Although the ruling of the Constitutional Court is binding on government agencies, we maintain that it will have no impact on the rights and freedoms of the general public to engage in campaigns calling for the amendments of the Criminal Code. It will also not have an impact on the freedom of the press to present news on this topic. 

  1. Amending Section 112 of the Criminal Code does not affect the status of the King as guaranteed under Chapters I and II of the 2017 Constitution. Even if Section 112 (lèse-majesté) of the Criminal Code were to be amended or even repealed, the system of government and the royal prerogatives would not be affected. The King would continue to be protected by the law from defamation, similar to any other individuals.
  1. Serving as a bail bondsman for persons facing criminal proceedings facilitates their access to the right to provisional release under Section 29 of the Constitution and Article 9 of the ICCPR. The worst foreseeable consequence that a bondsman can suffer is paying the equivalent of the bail amount in the event that the defendant absconds. By taking Move Forward MPs’ acting as bail bondsmen for Section 112 defendants into consideration for its 31 January 2024 ruling, the Constitutional Court imposed unforeseeable harm on said bondsmen, potentially deterring members of the general public from serving as bail bondsmen in criminal cases. This would adversely affect the right to a fair trial for those facing criminal charges in the future. 
  2. Proposing a bill to amend Section 112 (lèse-majesté) of the Criminal Code is an exercise of the right to freedom of expression, which is protected under Article 19 of the ICCPR. It is an expression of an opinion on the problems with Section 112 and an expression of an opinion that Section 112 should be amended. 

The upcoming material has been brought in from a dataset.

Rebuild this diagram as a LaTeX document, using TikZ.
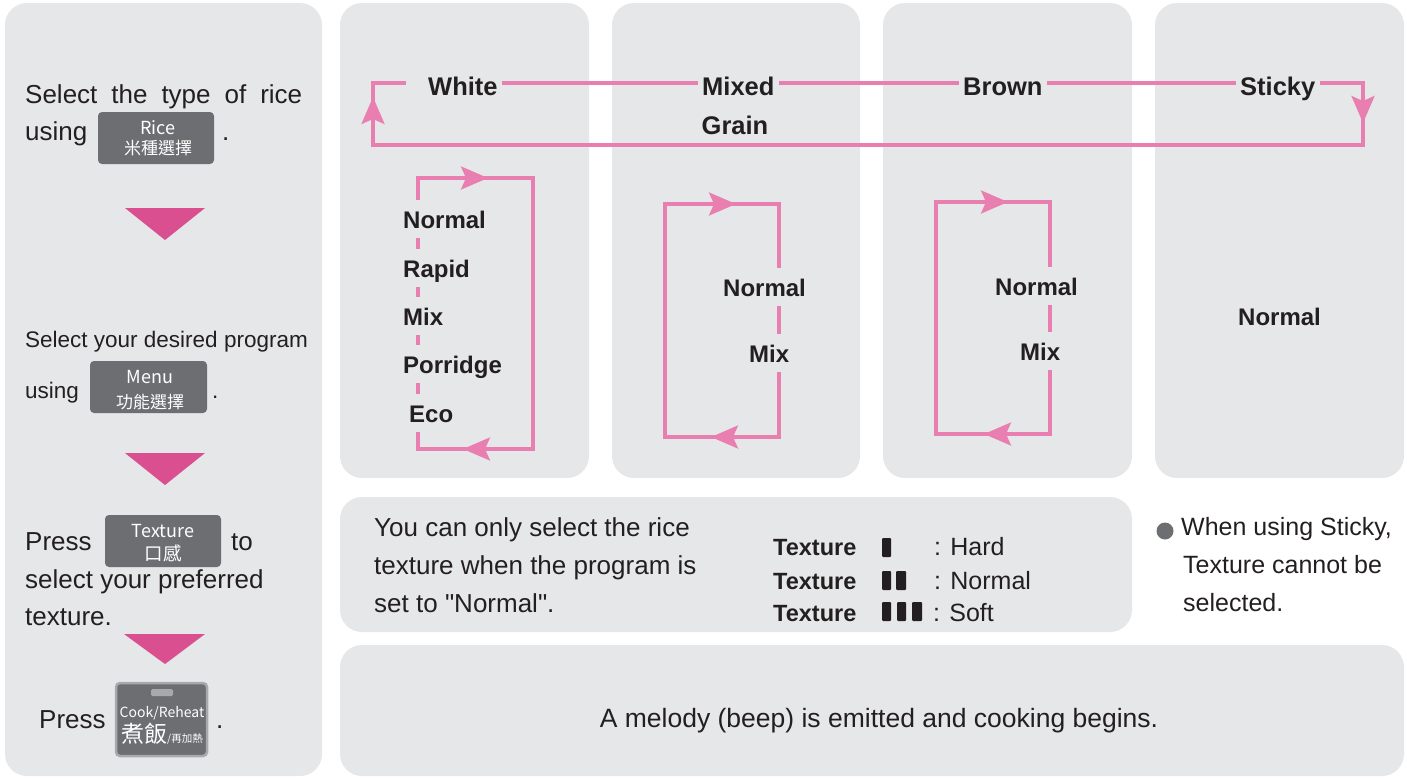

For this reason, the Constitutional Court cannot issue an order restricting such a right, unless the restrictions are provided by law and are necessary to achieve the objectives enumerated under Article 19(3) of the ICCPR, such as the protection of national security. The United Nations Human Rights Committee has explained that laws restricting the right to freedom of expression must not be “invoked […] to suppress or withhold from the public information of legitimate public interest that does not harm national security or to prosecute journalists, researchers, environmental activists, human rights defenders, or others, for having disseminated such information” (General Comment No. 34, para. 30) In order to restrict the right to freedom of expression to protect national security, the Constitutional Court must establish a “direct and immediate connection” between proposals to amend Section 112 and the threats to national security. (Id. para. 35.)

Thai Lawyers for Human Rights reaffirms that the right to freedom of expression guarantees the right of the general public to reflect on the problems of, criticize, and campaign for the amendment or repeal of laws that affect people’s rights and freedoms, including Section 112 (lèse-majesté) of the Criminal Code.